New research has explored the dynamic genetic changes taking place during the bluehead wrasse’s sex change.

The bluehead wrasse social group consists of one dominant blue male fish and a harem of yellow females. However, when the dominant male is removed from the group the largest female immediately undergoes a full sex change and becomes the new alpha male. The female’s behaviour quickly changes, and the ovaries convert into a fully functioning testis within 10 days.

To understand the genetic changes taking place, female bluehead wrasse’s brains and gonads were investigated at various timeframes of the sex change process. Limited differences were observed in the brain but large changes in gene expression were observed in the gonads.

It was revealed that a stress response triggers the initial transformation, as cortisol production and signalling increased in the early transition stages. This triggers a downregulation of female associated genes and upregulation of protein kinases to reach the intermediate transition stage.

At the intermediate stage it was expected that there would be both male and female differentiated tissue in the gonads, but that the proportion of male tissue would increase further along the transition. However, it was found that there was instead a unique transitional cell type that resembled undifferentiated stem cells.

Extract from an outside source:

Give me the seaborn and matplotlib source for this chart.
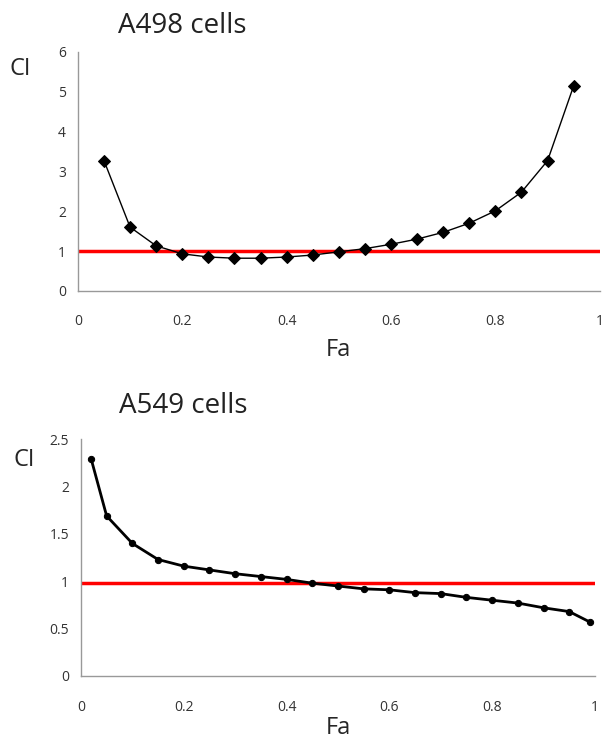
import pandas as pd
import matplotlib
matplotlib.use("Agg")
import matplotlib.pyplot as plt
import seaborn as sns

# A498 cells
fa_a498 = [0.05, 0.10, 0.15, 0.20, 0.25, 0.30, 0.35, 0.40, 0.45, 0.50,
           0.55, 0.60, 0.65, 0.70, 0.75, 0.80, 0.85, 0.90, 0.95]
ci_a498 = [3.27, 1.60, 1.13, 0.93, 0.85, 0.82, 0.82, 0.85, 0.90, 0.98,
           1.06, 1.17, 1.30, 1.47, 1.70, 2.01, 2.48, 3.27, 5.15]

# A549 cells
fa_a549 = [0.02, 0.05, 0.10, 0.15, 0.20, 0.25, 0.30, 0.35, 0.40, 0.45, 0.50,
           0.55, 0.60, 0.65, 0.70, 0.75, 0.80, 0.85, 0.90, 0.95, 0.99]
ci_a549 = [2.29, 1.69, 1.40, 1.23, 1.16, 1.12, 1.08, 1.05, 1.02, 0.98, 0.95,
           0.92, 0.91, 0.88, 0.87, 0.83, 0.80, 0.77, 0.72, 0.68, 0.57]

ref_a498 = 1.0
ref_a549 = 0.98

sns.set_style("white")
plt.rcParams["font.family"] = ["Open Sans", "DejaVu Sans"]

df1 = pd.DataFrame({"Fa": fa_a498, "CI": ci_a498})
df2 = pd.DataFrame({"Fa": fa_a549, "CI": ci_a549})

fig = plt.figure(figsize=(6.04, 7.42), dpi=100)
ax1 = fig.add_axes([0.129, 0.608, 0.864, 0.322])
ax2 = fig.add_axes([0.134, 0.089, 0.851, 0.319])


def style_axes(ax, yticks, ylabels):
    for s in ["top", "right"]:
        ax.spines[s].set_visible(False)
    for s in ["left", "bottom"]:
        ax.spines[s].set_color("#999999")
        ax.spines[s].set_linewidth(1)
    ax.set_xlim(0, 1)
    ax.set_xticks([0, 0.2, 0.4, 0.6, 0.8, 1])
    ax.set_xticklabels(["0", "0.2", "0.4", "0.6", "0.8", "1"])
    ax.set_yticks(yticks)
    ax.set_yticklabels(ylabels)
    ax.tick_params(axis="both", direction="out", length=5, width=1,
                   color="#999999", labelsize=10, labelcolor="#333333")
    ax.tick_params(axis="x", pad=12)
    ax.grid(False)


# top panel
ax1.plot([0, 1], [ref_a498, ref_a498], color="#ff0000", lw=2.5, zorder=1)
sns.lineplot(data=df1, x="Fa", y="CI", ax=ax1, color="black", lw=1,
             marker="D", markersize=6, markeredgecolor="black", zorder=3)
ax1.set_ylim(0, 6)
style_axes(ax1, [0, 1, 2, 3, 4, 5, 6], ["0", "1", "2", "3", "4", "5", "6"])
ax1.set_xlabel("Fa", fontsize=17, labelpad=6)
ax1.set_ylabel("CI", fontsize=17, rotation=0)
ax1.yaxis.set_label_coords(-0.11, 0.88)
ax1.text(0.2, 1.05, "A498 cells", transform=ax1.transAxes, fontsize=20,
         ha="center", va="bottom", color="#222222")

# bottom panel
ax2.plot([0, 1], [ref_a549, ref_a549], color="#ff0000", lw=2.5, zorder=1)
sns.lineplot(data=df2, x="Fa", y="CI", ax=ax2, color="black", lw=2,
             marker="o", markersize=4.5, markeredgecolor="black", zorder=3)
ax2.set_ylim(0, 2.5)
style_axes(ax2, [0, 0.5, 1, 1.5, 2, 2.5], ["0", "0.5", "1", "1.5", "2", "2.5"])
ax2.set_xlabel("Fa", fontsize=17, labelpad=1)
ax2.set_ylabel("CI", fontsize=17, rotation=0)
ax2.yaxis.set_label_coords(-0.11, 0.86)
ax2.text(0.2, 1.08, "A549 cells", transform=ax2.transAxes, fontsize=20,
         ha="center", va="bottom", color="#222222")

fig.savefig("out.png", dpi=100)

Gene expression in the intermediate region was also different to the genes expressed in both distinctly female and distinctly male fish. The genes expressed promoted innate immunity, cell proliferation and protein catabolism, all of which are characteristic of the dynamic disassembly and rebuilding of the gonads. Researchers also found that many of the changes were regulated by epigenetics. Interestingly, the entire intermediate stage was found to strongly resemble the early developmental stages of mammals.

Understanding sex changes can aid researchers in both understanding early development and epigenetic mechanisms.